Nowadays, however, that second morning can be dicey. It seems like local teal, wood ducks and especially mallards learn quickly from the carnage of opening day and adapt immediately. Sometimes, birds fly well for the first five or 10 minutes of shooting light on Day 2 and then vanish, leaving nothing but warm sunlight shining on motionless decoys. On many waters, action is essentially finished for the year. I'm not kidding.

The obvious solution is to identify where those ducks go and figure out how to intercept them there. It's not a shoot; it's a challenge. Many hunters opt out, however, and instead suffer through long, dull mornings while recalling great shoots from previous seasons and complaining that their state game agency has inflated reports of duck numbers.

The New Scene

You've likely identified two takeaways from this blog. First, Lovett is old, and he loves to bore readers with tiresome yarns about yesteryear. Second, the behavior exhibited by these ducks is obviously an adaptation to human hunting pressure.

You're correct on both counts, of course.

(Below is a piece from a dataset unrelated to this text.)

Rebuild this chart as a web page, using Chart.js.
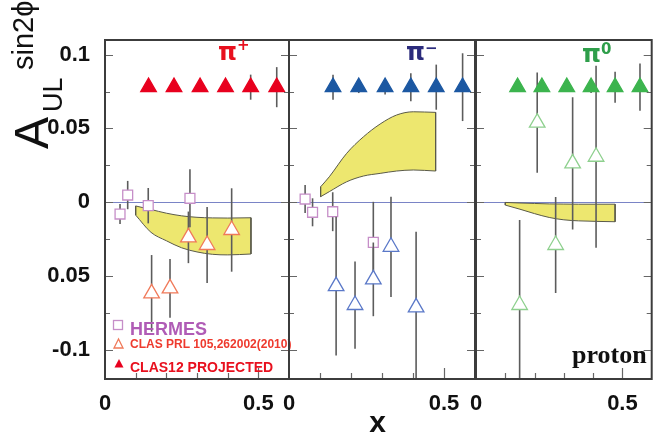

Prairie gadwalls won't continue to decoy in endless flocks only to be shot up by eager hunters. As much as they love to work decoy spreads, bluebills will not put up with constant boat traffic and gunning pressure. And although opening weekend catches many young ducks by surprise, no bird will long endure the din of gunshots and mud motors so common on public water these days.

Yeah, the past was great, especially when it included lightly hunted ducks. However, I have no intention of living there. I hope that noticing these and similar trends will force me to react to changing waterfowl behavior and increasing pressure and become a better, more innovative hunter.

If not, I'll truly become an old-timer content to glorify the past, lament the present and miss out on great opportunities in the future.